Perlindungan Alam Berkaitan dengan Manusia

Marcedonio Cortave merupakan salah satu penggagas dari ACOFOP. Pada awal tahun 1986, setelah berakhirnya kediktatoran militer di Guatemala, terdapat dukungan internasional untuk rencana pengelolaan cadangan biosfer di bukit Maya kuno di El Peten.

Namun, kebanyakan organisasi bantuan non-pemerintah internasional ingin menempatkan seluruh kawasan dalam wilayah konservasi, tanpa melibatkan penduduk asli.

Cortave menceritakan, "Ini adalah model yang mungkin berfungsi di negara-negara kaya. Namun di negara yang tingkat kemiskinan tinggi dan tanpa peluang, maka harus dibuat konservasi alam yang berbeda. Di sini kita harus menerapkan pemanfaatan sumber daya yang berkelanjutan."

Carmelita adalah salah satu warga komunitas tersebut. Koperasi di utara El Peténs terdiri dari 80 keluarga – dengan total 380 warga desa, terdiri dari perempuan, pria dan anak-anak. Dulu, sebelum ada permen karet sintetis, penduduk desa Chicle hidup dari getah putih pohon Sapodil, yang kemudian diekspor sebagai bahan baku permen karet. Dengan adanya produksi sintetis, permintaan menurun.


Hidup dari Produk Hutan

Kini warga terutama hidup dari kayu tropis. Mereka menebang 1-3 pohon per hektar setiap tahunnya. Kayunya semua bersertifikat Forest Stewardship Council, sebagai tanda jaminan produk berkelanjutan. Daun Xate untuk rangkaian bunga yang diekspor ke Meksiko dan Amerika Serikat juga bersertifikat FSC.

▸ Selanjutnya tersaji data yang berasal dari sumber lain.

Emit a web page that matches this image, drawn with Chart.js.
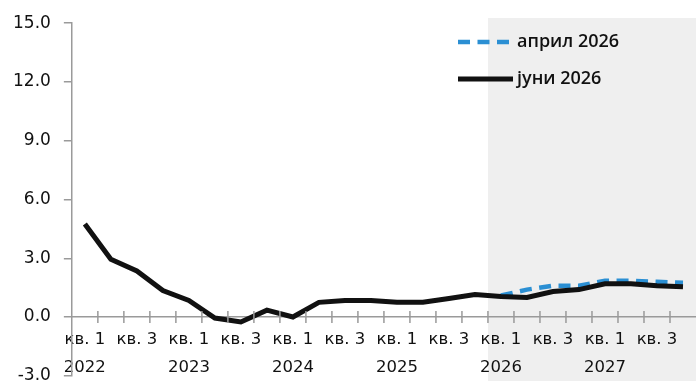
<!DOCTYPE html>
<html lang="mk">
<head>
    <meta charset="UTF-8">
    <title>Инфлација</title>
    <style>
        html, body { margin: 0; padding: 0; background: #fff; overflow: hidden; }
        #wrap { width: 696px; height: 399px; }
    </style>
</head>
<body>
    <div id="wrap"><canvas id="chart" width="696" height="399"></canvas></div>

    <script src="https://cdn.jsdelivr.net/npm/chart.js"></script>
    <script>
        // quarters Q1 2022 .. Q4 2027
        const categories = [
            '2022-1', '2022-2', '2022-3', '2022-4',
            '2023-1', '2023-2', '2023-3', '2023-4',
            '2024-1', '2024-2', '2024-3', '2024-4',
            '2025-1', '2025-2', '2025-3', '2025-4',
            '2026-1', '2026-2', '2026-3', '2026-4',
            '2027-1', '2027-2', '2027-3', '2027-4'
        ];
        const tickLabels = [
            ['кв. 1', '2022'], '', ['кв. 3', ''], '',
            ['кв. 1', '2023'], '', ['кв. 3', ''], '',
            ['кв. 1', '2024'], '', ['кв. 3', ''], '',
            ['кв. 1', '2025'], '', ['кв. 3', ''], '',
            ['кв. 1', '2026'], '', ['кв. 3', ''], '',
            ['кв. 1', '2027'], '', ['кв. 3', ''], ''
        ];
        const yTicks = [-3, 0, 3, 6, 9, 12, 15];

        // јуни 2026 projection
        const june2026 = [
            4.75, 2.95, 2.35, 1.35,
            0.85, -0.05, -0.25, 0.35,
            0.0, 0.75, 0.85, 0.85,
            0.75, 0.75, 0.95, 1.15,
            1.05, 1.0, 1.3, 1.4,
            1.7, 1.7, 1.6, 1.55
        ];
        // април 2026 projection (forecast period only)
        const april2026 = [
            null, null, null, null,
            null, null, null, null,
            null, null, null, null,
            null, null, null, null,
            1.1, 1.4, 1.6, 1.6,
            1.85, 1.85, 1.8, 1.75
        ];
        const forecastStart = 16; // first shaded quarter

        // grey box behind the forecast quarters (drawn before the axes)
        const shadePlugin = {
            id: 'shade',
            beforeDraw(chart) {
                const { ctx, scales: { x } } = chart;
                const half = (x.getPixelForValue(1) - x.getPixelForValue(0)) / 2;
                const left = x.getPixelForValue(forecastStart) - half;
                ctx.save();
                ctx.fillStyle = '#efefef';
                ctx.fillRect(left, 18, chart.width - left, chart.height - 18);
                ctx.restore();
            }
        };

        // quarter tick marks crossing the x axis line
        const xTicksPlugin = {
            id: 'xTicks',
            afterDatasetsDraw(chart) {
                const { ctx, scales: { x, y } } = chart;
                const y0 = y.getPixelForValue(0);
                const half = (x.getPixelForValue(1) - x.getPixelForValue(0)) / 2;
                ctx.save();
                ctx.strokeStyle = '#9a9a9a';
                ctx.lineWidth = 1.5;
                ctx.beginPath();
                for (let i = 1; i < categories.length; i++) {
                    const px = x.getPixelForValue(i) - half;
                    ctx.moveTo(px, y0 - 6);
                    ctx.lineTo(px, y0 + 6);
                }
                ctx.stroke();
                ctx.restore();
            }
        };

        // legend in the top right corner
        const legendPlugin = {
            id: 'cornerLegend',
            afterDraw(chart) {
                const { ctx } = chart;
                const items = [chart.data.datasets[1], chart.data.datasets[0]];
                ctx.save();
                ctx.font = '600 18px "Open Sans"';
                ctx.textBaseline = 'middle';
                items.forEach((ds, i) => {
                    const yy = 42 + i * 37;
                    ctx.strokeStyle = ds.borderColor;
                    ctx.lineWidth = ds.borderWidth;
                    ctx.setLineDash(ds.borderDash || []);
                    ctx.beginPath();
                    ctx.moveTo(458, yy);
                    ctx.lineTo(513, yy);
                    ctx.stroke();
                    ctx.setLineDash([]);
                    ctx.fillStyle = '#111';
                    ctx.fillText(ds.label, 517, yy);
                });
                ctx.restore();
            }
        };

        const ctx = document.getElementById('chart').getContext('2d');
        new Chart(ctx, {
            type: 'line',
            data: {
                labels: categories,
                datasets: [
                    {
                        label: 'јуни 2026',
                        data: june2026,
                        borderColor: '#111111',
                        borderWidth: 5,
                        pointRadius: 0,
                        tension: 0,
                        order: 0
                    },
                    {
                        label: 'април 2026',
                        data: april2026,
                        borderColor: '#2b8fd3',
                        borderWidth: 4.5,
                        borderDash: [12, 7.5],
                        pointRadius: 0,
                        tension: 0,
                        order: 1
                    }
                ]
            },
            options: {
                responsive: false,
                devicePixelRatio: 1,
                animation: false,
                layout: { padding: { left: 0, top: 14, right: 0, bottom: 7 } },
                plugins: {
                    legend: { display: false },
                    tooltip: { enabled: false }
                },
                scales: {
                    x: {
                        type: 'category',
                        position: { y: 0 },
                        offset: true,
                        grid: { display: true, drawOnChartArea: false, drawTicks: false, offset: true },
                        border: { display: true, color: '#9a9a9a', width: 1.5 },
                        ticks: {
                            autoSkip: false,
                            maxRotation: 0,
                            padding: 9,
                            color: '#111',
                            font: { family: 'DejaVu Sans', size: 16.5, lineHeight: 1.7 },
                            callback: (value, index) => tickLabels[index]
                        }
                    },
                    y: {
                        min: -3,
                        max: 15,
                        afterBuildTicks: (scale) => {
                            scale.ticks = yTicks.map(v => ({ value: v }));
                        },
                        grid: { drawOnChartArea: false, drawTicks: true, tickLength: 8, color: '#9a9a9a', lineWidth: 1.5 },
                        border: { display: true, color: '#9a9a9a', width: 1.5 },
                        ticks: {
                            padding: 13,
                            color: '#111',
                            font: { family: 'DejaVu Sans', size: 17 },
                            callback: (value) => value.toFixed(1)
                        }
                    }
                }
            },
            plugins: [shadePlugin, xTicksPlugin, legendPlugin]
        });
    </script>
</body>
</html>
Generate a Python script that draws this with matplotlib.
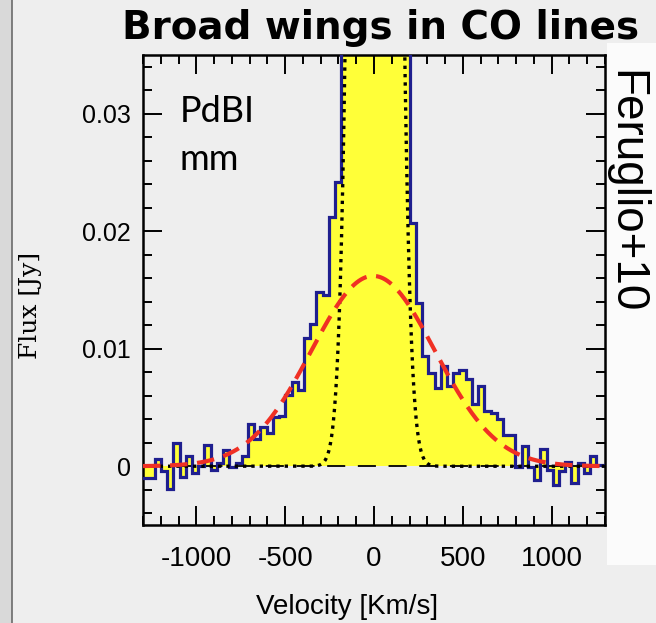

Warga masih juga menyadap kulit kayu dan mereka juga mengambil daun sawit untuk atap tradisional. Pimiento – salah satu jenis lada liar yang tumbuh di hutan – merupakan produk yang paling menguntungkan dari hutan.

Masyarakat yang sebelumnya miskin sekarang memiliki sekolah, bisa menggaji perawat, menyediakan layanan medis untuk semua penduduk. Orang-orang muda yang ingin melanjutkan pendidikan di kota-kota besar, secara finansial didukung oleh masyarakat.

Pemilik penggergajian kayu menawarkan kesempatan pelatihan tambahan dan pekerjaan. Dalam waktu yang relatif singkat mereka juga mengembangkan pariwisata. Sebuah paket tur untuk lima hari membawa wisatawan ke Mirador, salah satu reruntuhan kebudayaan Maya paling terkenal.


Berjuang Mendapat Konsesi

Bagi Carmelita, konsesi hutan sangat penting. Tanpa pekerjaan dan pendapatan dari hutan, masyarakat di sana mungkin punah. Pengelolaan hutan lestari telah terbukti menjadi agen paling efektif melawan pembalakan liar. Kebakaran hutan dipantau oleh penduduk setempat. Juga, keanekaragaman hayati hutan dikelola secara berkelanjutan.

Ancaman terbesar bagi masyarakat saat ini adalah habisnya masa laku konsesi. Penduduk cemas akan masa depan mereka, karena mereka tidak tahu apakah konsesi yang diberikan selama 25 tahun ini akan diperbaharui oleh pemerintah yang berkuasa nantinya.

Dan kebijakan keberlanjutan ini menurut David Kaimowitz dari Ford Foundation, sebenarnya adalah salah satu tantangan terbesar -bukan hanya untuk koperasi- tetapi juga untuk konservasi hutan. 

"Kita membutuhkan visi jangka panjang untuk perlindungan hutan. Koperasi juga membutuhkan rasa aman jangka panjang, sehingga mereka dapat merencanakan secara bijaksana dan menjalankan perekonomian."